Our oldest daughter, who was very young when she was born, we named Carol, which she later changed to Keri. She came to us in the U.S. Army Hospital, and she was free. (There were no delivery charges.) I believe our next daughter, Robin Eve, also came without cost. The third, my son Donald, carried a slight charge. Our fourth, and last, child is named Nina Dale, and we had to pay the normal medical bills to the U.S. army hospital. I felt I was entitled to an en gros wholesale discount, but perhaps the army was trying to discourage the drain on their facilities.

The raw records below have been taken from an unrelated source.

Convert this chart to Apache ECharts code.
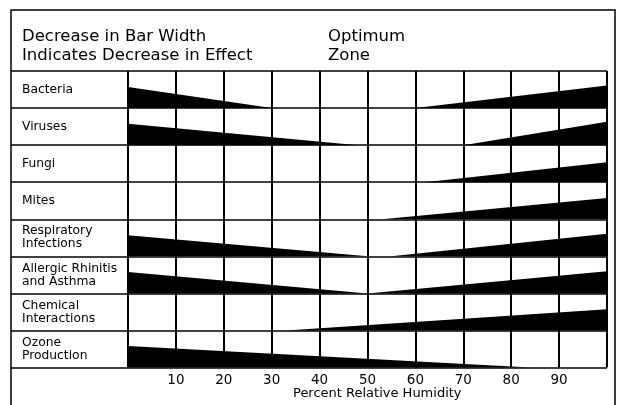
<!DOCTYPE html>
<html>
<head>
<meta charset="utf-8">
<script src="https://cdn.jsdelivr.net/npm/echarts@6/dist/echarts.min.js"></script>
<style>html,body{margin:0;padding:0;background:#fff}#c{width:621px;height:405px}</style>
</head>
<body>
<div id="c"></div>
<script>
// Row categories (top to bottom)
const categories = ['Bacteria', 'Viruses', 'Fungi', 'Mites', 'Respiratory\nInfections',
  'Allergic Rhinitis\nand Asthma', 'Chemical\nInteractions', 'Ozone\nProduction'];
// Humidity tick labels
const humidityTicks = [10, 20, 30, 40, 50, 60, 70, 80, 90];
// Bar-width profiles: [percent relative humidity, bar width as fraction of row height]
const bacteria    = [[0, 0.57], [30, 0], [60, 0], [100, 0.61]];
const viruses     = [[0, 0.58], [48, 0], [70, 0], [100, 0.63]];
const fungi       = [[62, 0], [100, 0.54]];
const mites       = [[53, 0], [100, 0.57]];
const respiratory = [[0, 0.57], [50, 0], [55, 0], [100, 0.61]];
const allergic    = [[0, 0.58], [50, 0], [100, 0.60]];
const chemical    = [[33, 0], [100, 0.57]];
const ozone       = [[0, 0.58], [84, 0]];
const profiles = [bacteria, viruses, fungi, mites, respiratory, allergic, chemical, ozone];

const FONT = 'DejaVu Sans';
const chart = echarts.init(document.getElementById('c'), null, {renderer: 'canvas'});
chart.setOption({
  backgroundColor: '#fff',
  animation: false,
  textStyle: {fontFamily: FONT, color: '#000'},
  title: [
    {text: 'Decrease in Bar Width\nIndicates Decrease in Effect', left: 17, top: 22,
     textStyle: {fontFamily: FONT, fontSize: 16.5, fontWeight: 'normal', color: '#000', lineHeight: 19}},
    {text: 'Optimum\nZone', left: 323, top: 22,
     textStyle: {fontFamily: FONT, fontSize: 16.5, fontWeight: 'normal', color: '#000', lineHeight: 19}},
    {text: 'Percent Relative Humidity', left: 288, top: 382,
     textStyle: {fontFamily: FONT, fontSize: 13, fontWeight: 'normal', color: '#000'}}
  ],
  graphic: [{
    type: 'rect', silent: true,
    shape: {x: 11, y: 10, width: 604, height: 400},
    style: {fill: 'none', stroke: '#000', lineWidth: 1.5}
  }],
  grid: [
    {left: 11, width: 117, top: 71, bottom: 37.5},
    {left: 128, right: 14, top: 71, bottom: 37.5}
  ],
  xAxis: [
    {gridIndex: 0, type: 'value', min: 0, max: 1, show: false},
    {gridIndex: 1, type: 'value', min: 0, max: 100, interval: 10,
     axisLine: {show: false}, axisTick: {show: false},
     splitLine: {show: true, lineStyle: {color: '#000', width: 2}},
     axisLabel: {color: '#000', fontFamily: FONT, fontSize: 13.5, margin: 6,
       formatter: v => humidityTicks.indexOf(v) >= 0 ? String(v) : ''}}
  ],
  yAxis: [
    {gridIndex: 0, type: 'category', data: categories, inverse: true,
     axisLine: {show: false}, axisTick: {show: false},
     splitLine: {show: true, interval: 0, lineStyle: {color: '#000', width: 1.5}},
     axisLabel: {inside: true, margin: 11, color: '#000', fontFamily: FONT, fontSize: 12.3,
       lineHeight: 13, interval: 0}},
    {gridIndex: 1, type: 'value', min: 0, max: 8, interval: 1, inverse: true,
     axisLine: {show: false}, axisTick: {show: false}, axisLabel: {show: false},
     splitLine: {show: true, lineStyle: {color: '#000', width: 1.5}}}
  ],
  series: [{
    type: 'custom',
    xAxisIndex: 1, yAxisIndex: 1,
    data: profiles.map((p, i) => [0, i]),
    encode: {x: 0, y: 1},
    renderItem: function (params, api) {
      const row = api.value(1);
      const prof = profiles[row];
      const bottom = row + 1;
      const pts = prof.map(([h, t]) => api.coord([h, bottom - t]));
      pts.push(api.coord([prof[prof.length - 1][0], bottom]));
      pts.push(api.coord([prof[0][0], bottom]));
      return {type: 'polygon', shape: {points: pts}, style: {fill: '#000'}};
    },
    z: 3
  }]
});
</script>
</body>
</html>
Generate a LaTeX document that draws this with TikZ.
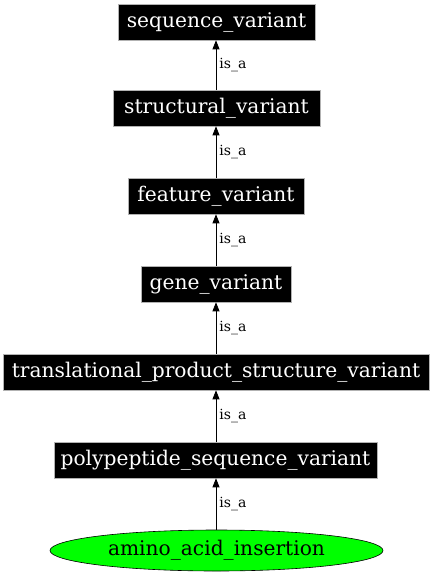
\documentclass[tikz,border=0pt]{standalone}
\usepackage{fontspec}
\setmainfont{DejaVu Serif}
\usetikzlibrary{arrows.meta,shapes.geometric}
\begin{document}
\begin{tikzpicture}[x=1pt,y=-1pt,
  termbox/.style={fill=black,draw=gray!60,line width=0.6pt,text=white,inner sep=0pt,minimum height=36pt,font=\fontsize{20.2}{22}\selectfont},
  leaf/.style={ellipse,fill=green,draw=black,line width=0.6pt,inner sep=0pt,minimum width=333pt,minimum height=41pt,font=\fontsize{20.2}{22}\selectfont},
  isa/.style={-{Triangle[length=9pt,width=7pt]},line width=0.7pt},
  lbl/.style={right,font=\fontsize{14}{16}\selectfont,inner sep=3pt}]
\useasboundingbox (0,0) rectangle (432,576);
\node[termbox,minimum width=197pt] (sv) at (216.5,22) {sequence\_variant};
\node[termbox,minimum width=207pt] (stv) at (216.5,108) {structural\_variant};
\node[termbox,minimum width=176pt] (fv) at (216,196) {feature\_variant};
\node[termbox,minimum width=150pt] (gv) at (216,284) {gene\_variant};
\node[termbox,minimum width=426pt] (tpsv) at (216,372) {translational\_product\_structure\_variant};
\node[termbox,minimum width=323pt] (psv) at (215.5,460) {polypeptide\_sequence\_variant};
\node[leaf] (aai) at (216.5,550.5) {amino\_acid\_insertion};
\draw[isa] (stv.north -| 216,0) -- node[lbl]{is\_a} (sv.south -| 216,0);
\draw[isa] (fv.north -| 216,0) -- node[lbl]{is\_a} (stv.south -| 216,0);
\draw[isa] (gv.north -| 216,0) -- node[lbl]{is\_a} (fv.south -| 216,0);
\draw[isa] (tpsv.north -| 216,0) -- node[lbl]{is\_a} (gv.south -| 216,0);
\draw[isa] (psv.north -| 216,0) -- node[lbl]{is\_a} (tpsv.south -| 216,0);
\draw[isa] (aai.north -| 216,0) -- node[lbl]{is\_a} (psv.south -| 216,0);
\end{tikzpicture}
\end{document}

Despite the usual childhood transgressions, life with the kids at home was also fun. We romped and wrestled in front of the fireplace, we subscribed to the opera and the ballet, and bought tickets to Broadway shows to which the children were taken one at a time. When I returned from a trip abroad it was like Santa Claus paying a visit. First choice of gifts was given to the child who earned the most points for chores well done. I doubt if they noticed that some of the gifts had been pre-selected by Mama and were hidden in the trunk of our car before I produced the “foreign imports.”
All of our children were encouraged to take music lessons. Being a democratic household, they could choose their own instruments of entertainment or torture. The older girls were beginning to play the upright piano we bought for a song and which Mama repaired. Keri was also quite good on the flute. Don played the clarinet I bought him directly from the manufacturer, M. Boufet, outside of Paris. Don also tootled on a bevy of wind instruments I periodically picked up in a music shop in Berlin. In later years he became a bagpipe enthusiast. Nina practiced the violin. She had no difficulty carrying the case or the fiddle but there was some question whether she could carry a tune. She loved that instrument and practiced faithfully, forcing the family to flee the house! When I was not traveling, I tucked each child into bed after telling them a story that ended with a moral. In short, by any normal standard, it was a very happy home.